____ Dataset content

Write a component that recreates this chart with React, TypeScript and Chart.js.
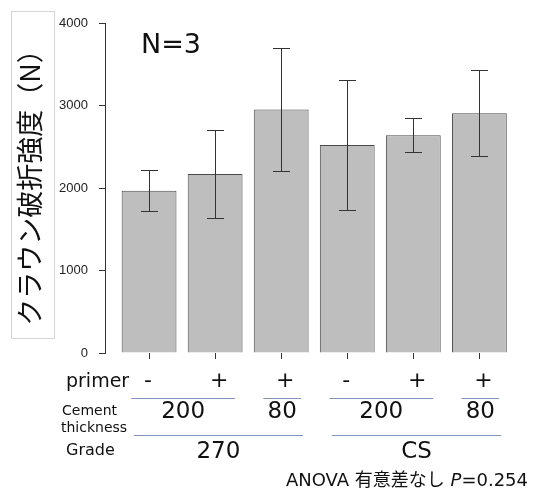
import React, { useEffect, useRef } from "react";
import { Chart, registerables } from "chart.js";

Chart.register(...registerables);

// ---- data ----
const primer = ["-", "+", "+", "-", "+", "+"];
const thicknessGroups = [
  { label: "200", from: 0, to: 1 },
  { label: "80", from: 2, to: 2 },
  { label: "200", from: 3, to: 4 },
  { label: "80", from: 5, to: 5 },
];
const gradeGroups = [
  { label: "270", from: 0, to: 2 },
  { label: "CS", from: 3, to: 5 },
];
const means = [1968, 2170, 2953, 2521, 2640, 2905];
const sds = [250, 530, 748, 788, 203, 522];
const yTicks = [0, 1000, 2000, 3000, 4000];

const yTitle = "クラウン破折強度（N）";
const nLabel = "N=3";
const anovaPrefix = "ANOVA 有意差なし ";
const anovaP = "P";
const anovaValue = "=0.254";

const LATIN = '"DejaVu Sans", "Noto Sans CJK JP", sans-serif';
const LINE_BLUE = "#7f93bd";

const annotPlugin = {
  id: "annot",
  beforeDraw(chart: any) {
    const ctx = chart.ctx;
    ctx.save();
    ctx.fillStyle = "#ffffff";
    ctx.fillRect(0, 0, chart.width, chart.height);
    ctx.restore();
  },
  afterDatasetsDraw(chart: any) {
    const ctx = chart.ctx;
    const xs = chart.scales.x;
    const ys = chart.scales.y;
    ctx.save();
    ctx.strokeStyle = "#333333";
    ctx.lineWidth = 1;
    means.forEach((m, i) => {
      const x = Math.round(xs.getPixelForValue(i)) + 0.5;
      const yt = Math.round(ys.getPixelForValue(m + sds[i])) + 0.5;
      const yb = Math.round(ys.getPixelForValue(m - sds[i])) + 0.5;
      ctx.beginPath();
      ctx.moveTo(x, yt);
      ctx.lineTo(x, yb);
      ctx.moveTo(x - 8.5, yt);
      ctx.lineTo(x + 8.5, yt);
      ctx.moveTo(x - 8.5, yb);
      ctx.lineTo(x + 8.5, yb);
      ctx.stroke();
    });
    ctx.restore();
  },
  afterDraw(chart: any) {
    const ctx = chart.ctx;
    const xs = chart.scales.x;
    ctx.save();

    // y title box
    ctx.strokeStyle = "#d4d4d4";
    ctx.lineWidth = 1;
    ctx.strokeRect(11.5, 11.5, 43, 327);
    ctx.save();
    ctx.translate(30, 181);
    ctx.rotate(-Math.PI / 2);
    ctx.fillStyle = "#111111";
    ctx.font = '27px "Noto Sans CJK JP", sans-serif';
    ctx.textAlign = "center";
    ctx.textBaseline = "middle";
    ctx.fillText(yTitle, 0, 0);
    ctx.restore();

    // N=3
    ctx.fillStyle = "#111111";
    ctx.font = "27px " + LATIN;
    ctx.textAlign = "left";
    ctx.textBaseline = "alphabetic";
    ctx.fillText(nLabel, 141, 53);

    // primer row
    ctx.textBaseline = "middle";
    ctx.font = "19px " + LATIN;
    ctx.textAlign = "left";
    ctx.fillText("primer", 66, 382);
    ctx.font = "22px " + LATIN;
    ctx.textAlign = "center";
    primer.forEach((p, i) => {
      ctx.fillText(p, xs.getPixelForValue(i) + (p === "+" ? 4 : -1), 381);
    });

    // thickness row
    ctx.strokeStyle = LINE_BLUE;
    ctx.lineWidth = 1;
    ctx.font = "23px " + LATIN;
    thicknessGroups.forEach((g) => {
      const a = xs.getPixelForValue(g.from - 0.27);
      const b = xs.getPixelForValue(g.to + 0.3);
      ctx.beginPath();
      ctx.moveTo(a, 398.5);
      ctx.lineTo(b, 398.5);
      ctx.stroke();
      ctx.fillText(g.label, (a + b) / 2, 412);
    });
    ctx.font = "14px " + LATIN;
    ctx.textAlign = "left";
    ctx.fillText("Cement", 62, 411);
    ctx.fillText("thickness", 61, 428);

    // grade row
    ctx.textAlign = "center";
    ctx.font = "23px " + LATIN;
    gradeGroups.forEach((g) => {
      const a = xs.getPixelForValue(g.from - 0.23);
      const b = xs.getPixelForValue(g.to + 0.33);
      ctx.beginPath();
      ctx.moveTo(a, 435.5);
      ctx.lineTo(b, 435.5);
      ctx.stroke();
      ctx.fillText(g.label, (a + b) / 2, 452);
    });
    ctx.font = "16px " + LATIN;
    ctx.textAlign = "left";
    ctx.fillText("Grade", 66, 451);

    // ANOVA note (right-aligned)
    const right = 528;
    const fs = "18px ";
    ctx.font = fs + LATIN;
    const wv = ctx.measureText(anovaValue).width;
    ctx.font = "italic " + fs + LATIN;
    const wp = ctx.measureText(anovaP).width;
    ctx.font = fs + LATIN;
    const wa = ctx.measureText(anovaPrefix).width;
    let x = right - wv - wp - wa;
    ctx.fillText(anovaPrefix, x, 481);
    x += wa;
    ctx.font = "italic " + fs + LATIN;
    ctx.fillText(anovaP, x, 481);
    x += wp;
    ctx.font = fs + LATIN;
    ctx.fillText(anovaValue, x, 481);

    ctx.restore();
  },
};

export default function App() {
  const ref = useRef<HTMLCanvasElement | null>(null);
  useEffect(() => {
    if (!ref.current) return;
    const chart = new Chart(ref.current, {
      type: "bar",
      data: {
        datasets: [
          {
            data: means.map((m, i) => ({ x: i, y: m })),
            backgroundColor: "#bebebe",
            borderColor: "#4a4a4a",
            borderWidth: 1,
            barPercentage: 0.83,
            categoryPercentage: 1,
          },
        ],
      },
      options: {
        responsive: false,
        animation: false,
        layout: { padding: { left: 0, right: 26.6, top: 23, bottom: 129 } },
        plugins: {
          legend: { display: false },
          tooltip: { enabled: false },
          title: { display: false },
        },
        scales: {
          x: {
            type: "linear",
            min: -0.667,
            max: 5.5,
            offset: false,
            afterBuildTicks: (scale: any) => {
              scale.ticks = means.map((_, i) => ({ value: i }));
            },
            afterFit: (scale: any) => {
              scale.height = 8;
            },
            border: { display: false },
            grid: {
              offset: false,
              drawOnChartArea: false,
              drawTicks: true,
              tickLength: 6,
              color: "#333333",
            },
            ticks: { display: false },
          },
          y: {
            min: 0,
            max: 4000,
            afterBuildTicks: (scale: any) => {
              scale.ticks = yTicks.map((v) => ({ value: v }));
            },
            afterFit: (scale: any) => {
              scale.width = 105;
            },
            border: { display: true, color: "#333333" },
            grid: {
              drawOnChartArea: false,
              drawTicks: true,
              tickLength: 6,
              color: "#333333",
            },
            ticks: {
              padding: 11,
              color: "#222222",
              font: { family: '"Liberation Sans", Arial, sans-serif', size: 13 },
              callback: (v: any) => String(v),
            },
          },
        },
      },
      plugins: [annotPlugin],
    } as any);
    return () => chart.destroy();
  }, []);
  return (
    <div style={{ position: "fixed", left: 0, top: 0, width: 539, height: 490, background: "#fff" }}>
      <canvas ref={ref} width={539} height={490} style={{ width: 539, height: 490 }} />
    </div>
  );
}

________

Extract the full listing above verbatim; pictures are to be left out of the copy.

Write a component that recreates this chart with React, TypeScript and Chart.js.
import React, { useEffect, useRef } from "react";
import { Chart, registerables } from "chart.js";

Chart.register(...registerables);

// ---- data ----
const primer = ["-", "+", "+", "-", "+", "+"];
const thicknessGroups = [
  { label: "200", from: 0, to: 1 },
  { label: "80", from: 2, to: 2 },
  { label: "200", from: 3, to: 4 },
  { label: "80", from: 5, to: 5 },
];
const gradeGroups = [
  { label: "270", from: 0, to: 2 },
  { label: "CS", from: 3, to: 5 },
];
const means = [1968, 2170, 2953, 2521, 2640, 2905];
const sds = [250, 530, 748, 788, 203, 522];
const yTicks = [0, 1000, 2000, 3000, 4000];

const yTitle = "クラウン破折強度（N）";
const nLabel = "N=3";
const anovaPrefix = "ANOVA 有意差なし ";
const anovaP = "P";
const anovaValue = "=0.254";

const LATIN = '"DejaVu Sans", "Noto Sans CJK JP", sans-serif';
const LINE_BLUE = "#7f93bd";

const annotPlugin = {
  id: "annot",
  beforeDraw(chart: any) {
    const ctx = chart.ctx;
    ctx.save();
    ctx.fillStyle = "#ffffff";
    ctx.fillRect(0, 0, chart.width, chart.height);
    ctx.restore();
  },
  afterDatasetsDraw(chart: any) {
    const ctx = chart.ctx;
    const xs = chart.scales.x;
    const ys = chart.scales.y;
    ctx.save();
    ctx.strokeStyle = "#333333";
    ctx.lineWidth = 1;
    means.forEach((m, i) => {
      const x = Math.round(xs.getPixelForValue(i)) + 0.5;
      const yt = Math.round(ys.getPixelForValue(m + sds[i])) + 0.5;
      const yb = Math.round(ys.getPixelForValue(m - sds[i])) + 0.5;
      ctx.beginPath();
      ctx.moveTo(x, yt);
      ctx.lineTo(x, yb);
      ctx.moveTo(x - 8.5, yt);
      ctx.lineTo(x + 8.5, yt);
      ctx.moveTo(x - 8.5, yb);
      ctx.lineTo(x + 8.5, yb);
      ctx.stroke();
    });
    ctx.restore();
  },
  afterDraw(chart: any) {
    const ctx = chart.ctx;
    const xs = chart.scales.x;
    ctx.save();

    // y title box
    ctx.strokeStyle = "#d4d4d4";
    ctx.lineWidth = 1;
    ctx.strokeRect(11.5, 11.5, 43, 327);
    ctx.save();
    ctx.translate(30, 181);
    ctx.rotate(-Math.PI / 2);
    ctx.fillStyle = "#111111";
    ctx.font = '27px "Noto Sans CJK JP", sans-serif';
    ctx.textAlign = "center";
    ctx.textBaseline = "middle";
    ctx.fillText(yTitle, 0, 0);
    ctx.restore();

    // N=3
    ctx.fillStyle = "#111111";
    ctx.font = "27px " + LATIN;
    ctx.textAlign = "left";
    ctx.textBaseline = "alphabetic";
    ctx.fillText(nLabel, 141, 53);

    // primer row
    ctx.textBaseline = "middle";
    ctx.font = "19px " + LATIN;
    ctx.textAlign = "left";
    ctx.fillText("primer", 66, 382);
    ctx.font = "22px " + LATIN;
    ctx.textAlign = "center";
    primer.forEach((p, i) => {
      ctx.fillText(p, xs.getPixelForValue(i) + (p === "+" ? 4 : -1), 381);
    });

    // thickness row
    ctx.strokeStyle = LINE_BLUE;
    ctx.lineWidth = 1;
    ctx.font = "23px " + LATIN;
    thicknessGroups.forEach((g) => {
      const a = xs.getPixelForValue(g.from - 0.27);
      const b = xs.getPixelForValue(g.to + 0.3);
      ctx.beginPath();
      ctx.moveTo(a, 398.5);
      ctx.lineTo(b, 398.5);
      ctx.stroke();
      ctx.fillText(g.label, (a + b) / 2, 412);
    });
    ctx.font = "14px " + LATIN;
    ctx.textAlign = "left";
    ctx.fillText("Cement", 62, 411);
    ctx.fillText("thickness", 61, 428);

    // grade row
    ctx.textAlign = "center";
    ctx.font = "23px " + LATIN;
    gradeGroups.forEach((g) => {
      const a = xs.getPixelForValue(g.from - 0.23);
      const b = xs.getPixelForValue(g.to + 0.33);
      ctx.beginPath();
      ctx.moveTo(a, 435.5);
      ctx.lineTo(b, 435.5);
      ctx.stroke();
      ctx.fillText(g.label, (a + b) / 2, 452);
    });
    ctx.font = "16px " + LATIN;
    ctx.textAlign = "left";
    ctx.fillText("Grade", 66, 451);

    // ANOVA note (right-aligned)
    const right = 528;
    const fs = "18px ";
    ctx.font = fs + LATIN;
    const wv = ctx.measureText(anovaValue).width;
    ctx.font = "italic " + fs + LATIN;
    const wp = ctx.measureText(anovaP).width;
    ctx.font = fs + LATIN;
    const wa = ctx.measureText(anovaPrefix).width;
    let x = right - wv - wp - wa;
    ctx.fillText(anovaPrefix, x, 481);
    x += wa;
    ctx.font = "italic " + fs + LATIN;
    ctx.fillText(anovaP, x, 481);
    x += wp;
    ctx.font = fs + LATIN;
    ctx.fillText(anovaValue, x, 481);

    ctx.restore();
  },
};

export default function App() {
  const ref = useRef<HTMLCanvasElement | null>(null);
  useEffect(() => {
    if (!ref.current) return;
    const chart = new Chart(ref.current, {
      type: "bar",
      data: {
        datasets: [
          {
            data: means.map((m, i) => ({ x: i, y: m })),
            backgroundColor: "#bebebe",
            borderColor: "#4a4a4a",
            borderWidth: 1,
            barPercentage: 0.83,
            categoryPercentage: 1,
          },
        ],
      },
      options: {
        responsive: false,
        animation: false,
        layout: { padding: { left: 0, right: 26.6, top: 23, bottom: 129 } },
        plugins: {
          legend: { display: false },
          tooltip: { enabled: false },
          title: { display: false },
        },
        scales: {
          x: {
            type: "linear",
            min: -0.667,
            max: 5.5,
            offset: false,
            afterBuildTicks: (scale: any) => {
              scale.ticks = means.map((_, i) => ({ value: i }));
            },
            afterFit: (scale: any) => {
              scale.height = 8;
            },
            border: { display: false },
            grid: {
              offset: false,
              drawOnChartArea: false,
              drawTicks: true,
              tickLength: 6,
              color: "#333333",
            },
            ticks: { display: false },
          },
          y: {
            min: 0,
            max: 4000,
            afterBuildTicks: (scale: any) => {
              scale.ticks = yTicks.map((v) => ({ value: v }));
            },
            afterFit: (scale: any) => {
              scale.width = 105;
            },
            border: { display: true, color: "#333333" },
            grid: {
              drawOnChartArea: false,
              drawTicks: true,
              tickLength: 6,
              color: "#333333",
            },
            ticks: {
              padding: 11,
              color: "#222222",
              font: { family: '"Liberation Sans", Arial, sans-serif', size: 13 },
              callback: (v: any) => String(v),
            },
          },
        },
      },
      plugins: [annotPlugin],
    } as any);
    return () => chart.destroy();
  }, []);
  return (
    <div style={{ position: "fixed", left: 0, top: 0, width: 539, height: 490, background: "#fff" }}>
      <canvas ref={ref} width={539} height={490} style={{ width: 539, height: 490 }} />
    </div>
  );
}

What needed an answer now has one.